Material provided ::
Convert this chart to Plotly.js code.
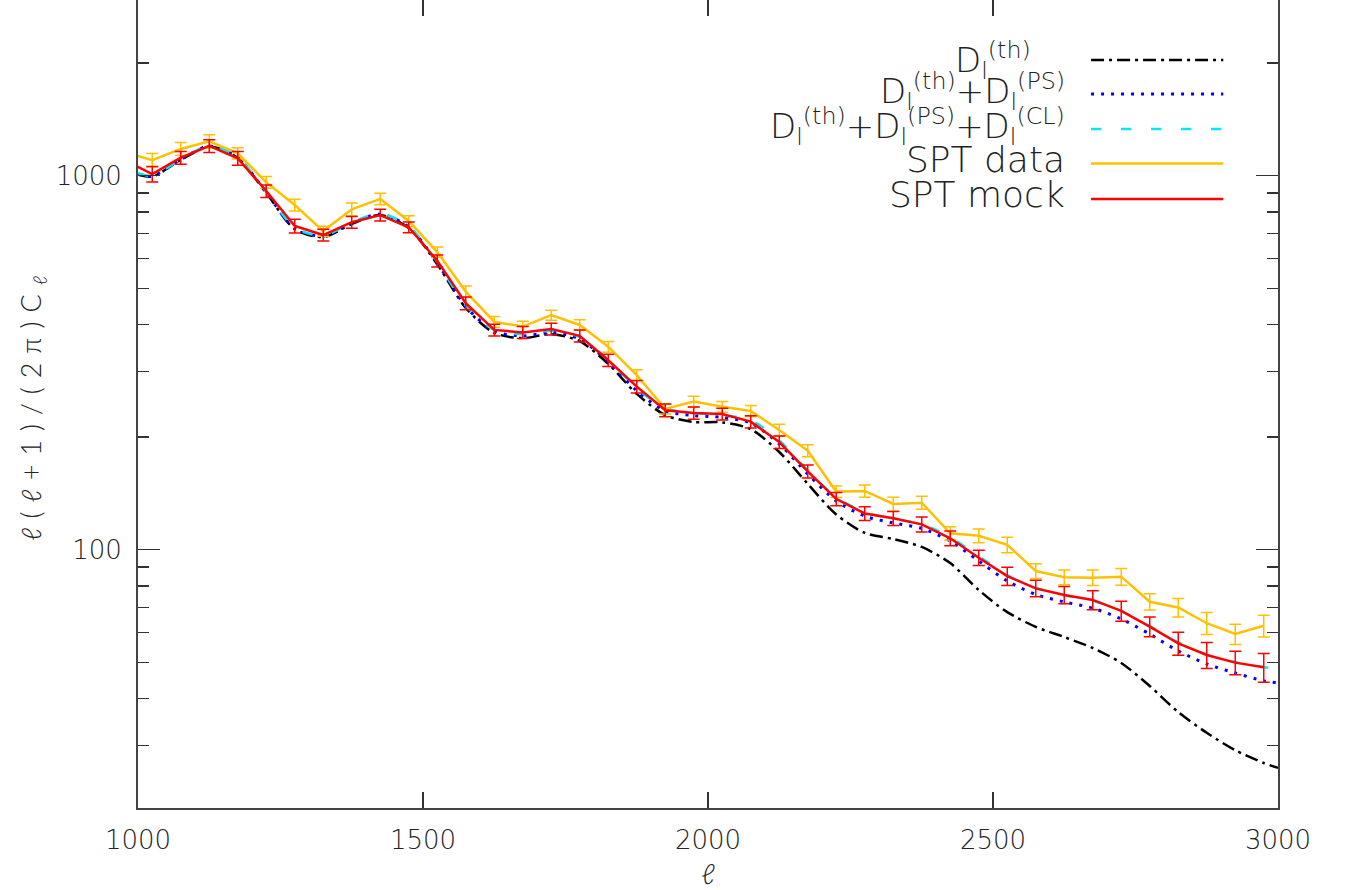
<!DOCTYPE html>
<html>
<head>
<meta charset="utf-8">
<script src="https://cdn.plot.ly/plotly-3.0.1.min.js"></script>
<style>
html,body{margin:0;padding:0;background:#fff;}
#chart{width:1346px;height:890px;}
.ytitle{letter-spacing:9px;}
</style>
</head>
<body>
<div id="chart"></div>
<script>
// Multipoles of the SPT band powers (bin centres; 975 point only sets the line at the left edge)
var binEll = [975,1025,1075,1125,1175,1225,1275,1325,1375,1425,1475,1525,1575,1625,1675,1725,1775,1825,1875,1925,1975,
              2025,2075,2125,2175,2225,2275,2325,2375,2425,2475,2525,2575,2625,2675,2725,2775,2825,2875,2925,2975];
var sptData = [1157,1101,1179,1236,1148,960,835,711,813,867,757,625,490,407,395,424,399,349,293,238,249,
               241,235,209,184,143,143.6,132.5,133.6,110.6,109,103,87.7,84.4,84.2,84.7,72.6,70.1,63.6,59.5,62.6];
var sptDataErr = [0,46,47,50,40,35,30,22,32,31,25,20,17,13.5,13,13,13,11.5,10,7.4,8.3,
                  8,8,7.6,6.7,5.1,5.4,5.7,5.3,4.5,4.6,4.9,4.0,3.8,4.0,4.4,3.6,4.0,4.3,3.7,4.2];
var sptMock = [1105,1010,1117,1201,1113,910,734,694,751,785,728,592,456,387,381,389,373,321,273,236,232,
               230.6,220,194,162,136.7,125,121.3,116.9,107.3,95.2,85.0,78.8,75.7,73.4,68.6,62.3,56.2,52.3,49.9,48.5];
var sptMockErr = [0,48,44,47,47,35,31,25,27,28,24,22,18,14,14,14,13.5,12,10.6,9.3,8.7,
                  8.4,8.3,7.5,6.4,5.6,5.3,5.3,5.4,4.9,4.5,4.8,4.0,4.0,4.3,4.2,3.8,4.0,4.2,3.6,4.3];

// Model curves
var thEll = [1000,1025,1075,1125,1175,1225,1275,1325,1375,1425,1475,1525,1575,1625,1675,1725,1775,1825,1875,1925,1975,
             2025,2075,2125,2175,2225,2275,2325,2375,2425,2475,2525,2575,2625,2675,2725,2775,2825,2875,2925,2975,3000];
var dTh = [1008,995,1101,1197,1115,899,720,686,743,785,725,580,443,380,368,377,361,314,261,229,219.6,
           219,210,182.5,150,124.2,110.9,106.8,101.7,92.1,78.0,68.1,62.2,58.4,54.6,49.8,43.2,36.8,32.4,29.1,26.9,26.1];
var dThPS = [1010,998,1104,1200,1118,902,723,690,747,789,729,585,447,384,373,381,366,318,266,235,228.5,
             225.7,218.2,191.7,159.4,135,123,117.9,114.0,105.5,93.3,82.5,75.9,72.5,69.8,65.3,59.5,53.6,49.5,46.8,44.6,44.1];
var dThPSCL = [1015,1000,1106,1202,1120,905,726,692,750,792,732,588,450,387,377,385,370,322,270,239,232,
               229,222,196,163,138,126,121,117,108,96,85.5,79,75.5,73,68.5,62.5,56.5,52.5,50,48.5,48];

var legendLabels = [
  "D<sub>l</sub><sup>(th)</sup>",
  "D<sub>l</sub><sup>(th)</sup>+D<sub>l</sub><sup>(PS)</sup>",
  "D<sub>l</sub><sup>(th)</sup>+D<sub>l</sub><sup>(PS)</sup>+D<sub>l</sub><sup>(CL)</sup>",
  "SPT data",
  "SPT mock"
];
var xTicks = [1000,1500,2000,2500,3000];
var yTicks = [100,1000];
var yMinorTicks = [20,30,40,50,60,70,80,90,200,300,400,500,600,700,800,900,2000];

var FONT = "'DejaVu Sans', Lato, sans-serif";
var TITLEFONT = "Lato, 'DejaVu Sans', sans-serif";
var colors = ['#000000','#0000ff','#00e8ff','#ffc000','#ff0000'];
var dashes = ['13px,5px,3px,5px','3px,7px','10px,20px','solid','solid'];

var traces = [
  {x: thEll, y: dTh, mode:'lines', line:{color:colors[0], width:2.5, dash:dashes[0], shape:'spline', smoothing:0.8}},
  {x: thEll, y: dThPS, mode:'lines', line:{color:colors[1], width:3, dash:dashes[1], shape:'spline', smoothing:0.8}},
  {x: thEll, y: dThPSCL, mode:'lines', line:{color:colors[2], width:2.5, dash:dashes[2], shape:'spline', smoothing:0.8}},
  {x: binEll, y: sptData, mode:'lines', line:{color:colors[3], width:2.5},
   error_y:{type:'data', array:sptDataErr, color:'#ffc000', thickness:1.5, width:6}},
  {x: binEll, y: sptMock, mode:'lines', line:{color:colors[4], width:2.5},
   error_y:{type:'data', array:sptMockErr, color:'#ff0000', thickness:1.5, width:6}}
];

// custom legend: right-aligned labels, line samples on the right
var legLineY = [0.9257, 0.8837, 0.8403, 0.7975, 0.7537];
var legTextY = [0.9247, 0.8867, 0.8433, 0.802, 0.7587];
var legTextX = [0.785, 0.815, 0.815, 0.815, 0.815];
var legSize = [34, 34, 34, 36, 36];
var annotations = [];
var shapes = [];
for (var i = 0; i < legendLabels.length; i++) {
  annotations.push({xref:'paper', yref:'paper', x:legTextX[i], y:legTextY[i], xanchor:'right', yanchor:'middle',
    text:legendLabels[i], showarrow:false, font:{family:FONT, size:legSize[i], color:'#222', weight:200}});
  shapes.push({type:'line', xref:'paper', yref:'paper', x0:0.836, x1:0.952, y0:legLineY[i], y1:legLineY[i],
    line:{color:colors[i], width:(i===1?3:2.5), dash:dashes[i]}});
}

var axisCommon = {
  showgrid:false, zeroline:false, showline:true, linecolor:'#444', linewidth:2,
  mirror:'allticks', ticks:'inside', tickcolor:'#333', tickwidth:1.5,
  tickfont:{family:FONT, size:26, color:'#222', weight:200}
};

var layout = {
  width:1346, height:890,
  margin:{l:138, r:68, t:0, b:82},
  paper_bgcolor:'#fff', plot_bgcolor:'#fff',
  showlegend:false,
  xaxis: Object.assign({}, axisCommon, {
    range:[1000,3000], tickmode:'array', tickvals:xTicks, ticklen:16, ticklabelstandoff:8,
    title:{text:'ℓ', font:{family:TITLEFONT, size:28, color:'#222', style:'italic', weight:300}, standoff:19}
  }),
  yaxis: Object.assign({}, axisCommon, {
    type:'log', range:[1.3094, 3.4698], tickmode:'array', tickvals:yTicks, ticktext:['100','1000'],
    ticklen:22, ticklabelstandoff:9,
    minor:{tickmode:'array', tickvals:yMinorTicks, ticklen:11, tickcolor:'#333', tickwidth:1.5, ticks:'inside'},
    title:{text:'ℓ(ℓ+1)/(2π)C<sub>ℓ</sub>', font:{family:TITLEFONT, size:27, color:'#222', weight:300}, standoff:6}
  }),
  annotations: annotations,
  shapes: shapes
};

Plotly.newPlot('chart', traces, layout, {displayModeBar:false, staticPlot:true});
</script>
</body>
</html>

What you should do ::
Give all the lines above again, character for character, without pictures.

Solution to this exercise ::
Convert this chart to Plotly.js code.
<!DOCTYPE html>
<html>
<head>
<meta charset="utf-8">
<script src="https://cdn.plot.ly/plotly-3.0.1.min.js"></script>
<style>
html,body{margin:0;padding:0;background:#fff;}
#chart{width:1346px;height:890px;}
.ytitle{letter-spacing:9px;}
</style>
</head>
<body>
<div id="chart"></div>
<script>
// Multipoles of the SPT band powers (bin centres; 975 point only sets the line at the left edge)
var binEll = [975,1025,1075,1125,1175,1225,1275,1325,1375,1425,1475,1525,1575,1625,1675,1725,1775,1825,1875,1925,1975,
              2025,2075,2125,2175,2225,2275,2325,2375,2425,2475,2525,2575,2625,2675,2725,2775,2825,2875,2925,2975];
var sptData = [1157,1101,1179,1236,1148,960,835,711,813,867,757,625,490,407,395,424,399,349,293,238,249,
               241,235,209,184,143,143.6,132.5,133.6,110.6,109,103,87.7,84.4,84.2,84.7,72.6,70.1,63.6,59.5,62.6];
var sptDataErr = [0,46,47,50,40,35,30,22,32,31,25,20,17,13.5,13,13,13,11.5,10,7.4,8.3,
                  8,8,7.6,6.7,5.1,5.4,5.7,5.3,4.5,4.6,4.9,4.0,3.8,4.0,4.4,3.6,4.0,4.3,3.7,4.2];
var sptMock = [1105,1010,1117,1201,1113,910,734,694,751,785,728,592,456,387,381,389,373,321,273,236,232,
               230.6,220,194,162,136.7,125,121.3,116.9,107.3,95.2,85.0,78.8,75.7,73.4,68.6,62.3,56.2,52.3,49.9,48.5];
var sptMockErr = [0,48,44,47,47,35,31,25,27,28,24,22,18,14,14,14,13.5,12,10.6,9.3,8.7,
                  8.4,8.3,7.5,6.4,5.6,5.3,5.3,5.4,4.9,4.5,4.8,4.0,4.0,4.3,4.2,3.8,4.0,4.2,3.6,4.3];

// Model curves
var thEll = [1000,1025,1075,1125,1175,1225,1275,1325,1375,1425,1475,1525,1575,1625,1675,1725,1775,1825,1875,1925,1975,
             2025,2075,2125,2175,2225,2275,2325,2375,2425,2475,2525,2575,2625,2675,2725,2775,2825,2875,2925,2975,3000];
var dTh = [1008,995,1101,1197,1115,899,720,686,743,785,725,580,443,380,368,377,361,314,261,229,219.6,
           219,210,182.5,150,124.2,110.9,106.8,101.7,92.1,78.0,68.1,62.2,58.4,54.6,49.8,43.2,36.8,32.4,29.1,26.9,26.1];
var dThPS = [1010,998,1104,1200,1118,902,723,690,747,789,729,585,447,384,373,381,366,318,266,235,228.5,
             225.7,218.2,191.7,159.4,135,123,117.9,114.0,105.5,93.3,82.5,75.9,72.5,69.8,65.3,59.5,53.6,49.5,46.8,44.6,44.1];
var dThPSCL = [1015,1000,1106,1202,1120,905,726,692,750,792,732,588,450,387,377,385,370,322,270,239,232,
               229,222,196,163,138,126,121,117,108,96,85.5,79,75.5,73,68.5,62.5,56.5,52.5,50,48.5,48];

var legendLabels = [
  "D<sub>l</sub><sup>(th)</sup>",
  "D<sub>l</sub><sup>(th)</sup>+D<sub>l</sub><sup>(PS)</sup>",
  "D<sub>l</sub><sup>(th)</sup>+D<sub>l</sub><sup>(PS)</sup>+D<sub>l</sub><sup>(CL)</sup>",
  "SPT data",
  "SPT mock"
];
var xTicks = [1000,1500,2000,2500,3000];
var yTicks = [100,1000];
var yMinorTicks = [20,30,40,50,60,70,80,90,200,300,400,500,600,700,800,900,2000];

var FONT = "'DejaVu Sans', Lato, sans-serif";
var TITLEFONT = "Lato, 'DejaVu Sans', sans-serif";
var colors = ['#000000','#0000ff','#00e8ff','#ffc000','#ff0000'];
var dashes = ['13px,5px,3px,5px','3px,7px','10px,20px','solid','solid'];

var traces = [
  {x: thEll, y: dTh, mode:'lines', line:{color:colors[0], width:2.5, dash:dashes[0], shape:'spline', smoothing:0.8}},
  {x: thEll, y: dThPS, mode:'lines', line:{color:colors[1], width:3, dash:dashes[1], shape:'spline', smoothing:0.8}},
  {x: thEll, y: dThPSCL, mode:'lines', line:{color:colors[2], width:2.5, dash:dashes[2], shape:'spline', smoothing:0.8}},
  {x: binEll, y: sptData, mode:'lines', line:{color:colors[3], width:2.5},
   error_y:{type:'data', array:sptDataErr, color:'#ffc000', thickness:1.5, width:6}},
  {x: binEll, y: sptMock, mode:'lines', line:{color:colors[4], width:2.5},
   error_y:{type:'data', array:sptMockErr, color:'#ff0000', thickness:1.5, width:6}}
];

// custom legend: right-aligned labels, line samples on the right
var legLineY = [0.9257, 0.8837, 0.8403, 0.7975, 0.7537];
var legTextY = [0.9247, 0.8867, 0.8433, 0.802, 0.7587];
var legTextX = [0.785, 0.815, 0.815, 0.815, 0.815];
var legSize = [34, 34, 34, 36, 36];
var annotations = [];
var shapes = [];
for (var i = 0; i < legendLabels.length; i++) {
  annotations.push({xref:'paper', yref:'paper', x:legTextX[i], y:legTextY[i], xanchor:'right', yanchor:'middle',
    text:legendLabels[i], showarrow:false, font:{family:FONT, size:legSize[i], color:'#222', weight:200}});
  shapes.push({type:'line', xref:'paper', yref:'paper', x0:0.836, x1:0.952, y0:legLineY[i], y1:legLineY[i],
    line:{color:colors[i], width:(i===1?3:2.5), dash:dashes[i]}});
}

var axisCommon = {
  showgrid:false, zeroline:false, showline:true, linecolor:'#444', linewidth:2,
  mirror:'allticks', ticks:'inside', tickcolor:'#333', tickwidth:1.5,
  tickfont:{family:FONT, size:26, color:'#222', weight:200}
};

var layout = {
  width:1346, height:890,
  margin:{l:138, r:68, t:0, b:82},
  paper_bgcolor:'#fff', plot_bgcolor:'#fff',
  showlegend:false,
  xaxis: Object.assign({}, axisCommon, {
    range:[1000,3000], tickmode:'array', tickvals:xTicks, ticklen:16, ticklabelstandoff:8,
    title:{text:'ℓ', font:{family:TITLEFONT, size:28, color:'#222', style:'italic', weight:300}, standoff:19}
  }),
  yaxis: Object.assign({}, axisCommon, {
    type:'log', range:[1.3094, 3.4698], tickmode:'array', tickvals:yTicks, ticktext:['100','1000'],
    ticklen:22, ticklabelstandoff:9,
    minor:{tickmode:'array', tickvals:yMinorTicks, ticklen:11, tickcolor:'#333', tickwidth:1.5, ticks:'inside'},
    title:{text:'ℓ(ℓ+1)/(2π)C<sub>ℓ</sub>', font:{family:TITLEFONT, size:27, color:'#222', weight:300}, standoff:6}
  }),
  annotations: annotations,
  shapes: shapes
};

Plotly.newPlot('chart', traces, layout, {displayModeBar:false, staticPlot:true});
</script>
</body>
</html>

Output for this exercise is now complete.